Beginner-Friendliness

In this regard, PHP is the easiest by far (along with Perl or Python, but these two have fewer highly targeted tutorials available online). You don’t have to launch an IDE to manipulate your code, you don’t have to run a compiler, you just open a file in your text editor, upload it to the server, and visit the URL again.

This method has massive downsides. First, it’s not practical for any kind of industrial development (you would have to move to an IDE, use source control, and set up a deployment strategy beyond just uploading the files). Second, the absence of compiling means a lot of errors can filter through and only manifest when a certain set of conditions appear, even though it’s a stupid error that a classic type system could have caught.

But it’s practical. The cost necessary for starting to work with PHP, or to hack through a small bit of existing PHP code, is orders of magnitude smaller than that of other languages including Objective Caml.

Web Frameworks

Ruby has Rails, PHP has the Zend Framework and CakePHP, C# comes with ASP.NET, and Java has (among others) JSP and JSF. What does Objective Caml come with?

  • There’s no universal mapping system that would map Objective Caml values to a database. You have to work with specific tools: POCaml (postgreSQL), OCaml-Mysql, and so on. Arguably, that’s not so bad.
  • There’s no universal HTTP handling. On the one hand, there’s OCaml HTTP, which runs a daemon (can be nasty on non-dedicated hosting) and is GPL software. On the other hand, there’s mod_caml for Apache, which benefits from existing Apache installs but runs every program as a CGI script with no persistence outside of the database. And then, there’s godi-ocaml-http.
  • A lot of the additional functionality provided by typical web frameworks is missing. Take a look at the Zend Framework or Rails to see the amount of web-oriented functionality some web frameworks manage to cram.

In short, there’s not a lot to see here.

What If?

What would happen if a compact web framework were proposed? One that, in addition to borrowing existing useful concepts from other languages, also added some OCaml-specific features to the mix. Functional modules would be an interesting addition, so would be the type system and pure functional programming applied to transactions, and monadic optimization at initialization time would also be quite interesting.

The problem of convincing young web beginners to use the language would still exist, but at least professionals could look upon it with a little bit more seriousness. Especially if some standalone high-quality pieces of web software written in Objective Caml hit the market.

So, where do we begin?

11 Responses to “OCaml Web Sites”


    • Victor Nicollet - February 11, 2009 at 10:15 am - Reply

      I would have mentioned it. But the link didn’t seem to load on my computer and I didn’t want to post a dead link. Maybe I’ll edit the post if I manage to load it.

  1. Ah ok, curious to see, what you’ll write when you can access Ocsigen’s page.

    Regarding your “what if” question, I don’t think much would happen. The OCaml community is too “silent” (in a good _and_ in a bad sense) to be much of a match against the Ruby, Python, PHP etc. communities.
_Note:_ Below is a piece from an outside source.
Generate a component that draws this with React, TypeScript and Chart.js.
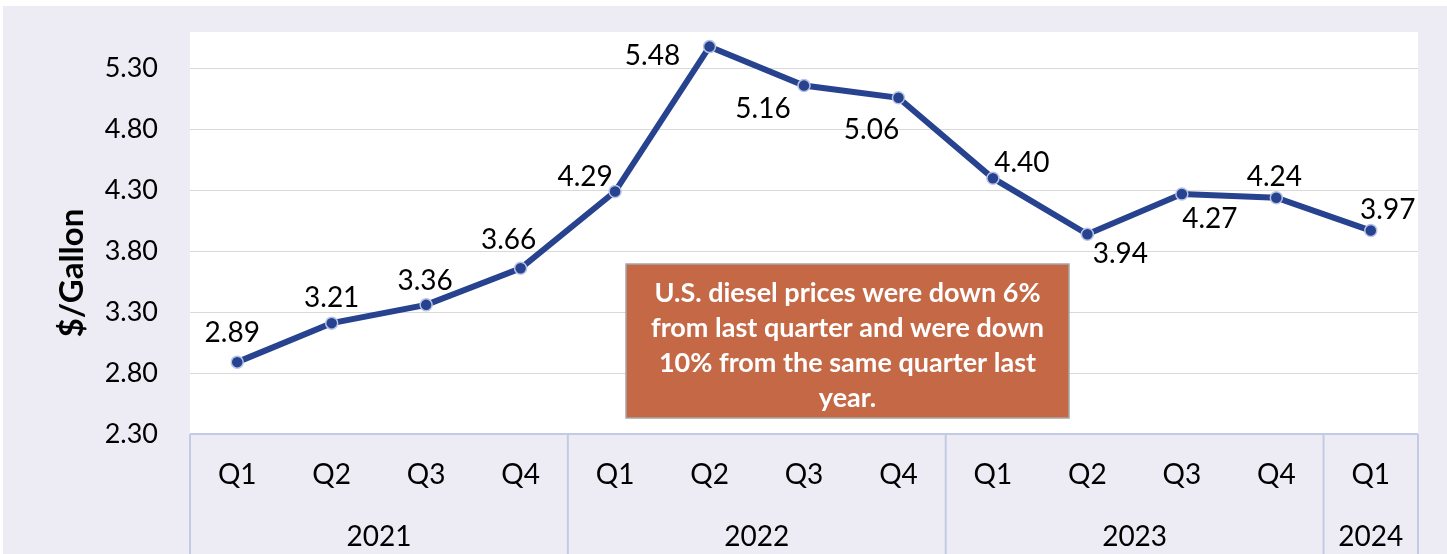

    If you’re accustomed to the buzz and polished presentation of before mentioned communities, you’d have to think that OCaml died somewhere around the mid nineties.

    • Victor Nicollet - February 11, 2009 at 12:00 pm - Reply

      My main problem with Ocsigen (actually, with Eliom) is that it tries very hard to hide the basic principles of the web behind an abstraction. I find myself regularly wondering how the system would handle an exceptional situation that goes beyond its abstraction (the server hardware dies in the middle of a persistent data commit, the user loads several pages at the same time or simply fails to reconnect).

      Objective Caml tends to be a “safe” language in that it shields the user from a lot of chaff to concentrate on the relevant concepts, but the downside is that developers are not accustomed to defend themselves against chaff that the language simply cannot shield them from.

  2. Sorry for the downtime of ocsigen.org, the server hosting the site is *very* capricious…

  3. I don’t know enough about Ocsigen/Eliom to argue that, but do you consider sane handling of extreme error cases a requirement for e.g. beginner friendliness? Or is this concern independet of you question regarding the lack of interest in OCaml as a web development language?

  4. I believe that the Ocsigen server and the Eliom framework are simply fantastic. The OCaml/Ocsigen community is somehow too focused (in my opinion) on producing statically typed valid (X)HTML. But you can insert raw HTML if you wish to simplify quick development.

    Then, to build a web application that is highly interactive, you can do really cool stuff with Lwt and the React module. In my case, the web app was handling interaction with an Asterisk server, and was used to automate dialing. Agents would use log into a webpage, connect with their softfone with the Asterisk server, and the webapp was administrating everything, automating calls coming in and out, and handling dynamically with (statically typed) ExtJS the status and outcome of phone calls. And there was another similar webpage for the administrator. All this was fully reactive (An agent event or an Asterisk event or an administrator event usually hd an impact on both Asterisk, the agent’s webpage and the administrator’s webpage), and happening mostly in RAM. The DB was just to memorise what was going on, and was not the heart of a state machine, as is too often the case…

    Everything was done in a functional and reactive way. Took me two weeks, only evenings, to develop that.

    Somehow, even a Ruby on Rails app is a state machine. Perhaps a “better state machine”, but a state machine nonetheless, in the sense that incoming requests interact with each other by modifying the internal data.

    With Ocsigen / Eliom, it’s completely different: it’s a “safely” multithreaded, compiled, application. And that makes all the difference.

    Besides, there’s O’Browser, which is an OCaml bytecode machine that is interpreted in Javascript. Meaning that you can run OCaml code in the browser. What would be cool is to have cool javascript libraries such as ExtJS binded to O’Browser: you could use really high abstraction for windowing, etc…

    Much has been done for browser-side technology. On server-side, somehow, the “state machine” paradigm has been a hindrance. To some extent, Ocsigen and Eliom fixes that when using high level stuff such as React.

    I really think you should have a look at Ocsigen / Eliom / Lwt / React and write another post after that. There are some caveats, and a steep learning curve, but overall, it’s really impressive.

  5. I want to learn ocsigen,but it lack of document writed by chinese.

  6. Ocsigen is really awesome. Now with js_of_ocaml, you can do amazing stuff like an online toplevel written in OCaml and compiled in js code.
    Look also to the new hyperbolic three viewer.

    • Victor Nicollet - January 27, 2012 at 5:06 pm - Reply

      Keep in mind that the article you are replying to has been written three years ago – and two years before Ocsigen 2 came out. I find the new version to be greatly improved, and of far greater technical maturity than was the case years ago.

      But I still wouldn’t use it on a large projet (and, as a matter of fact, I am not using it on my current OCaml-based large project), for several reasons. I guess I should post my updated views on Ocsigen one of these days.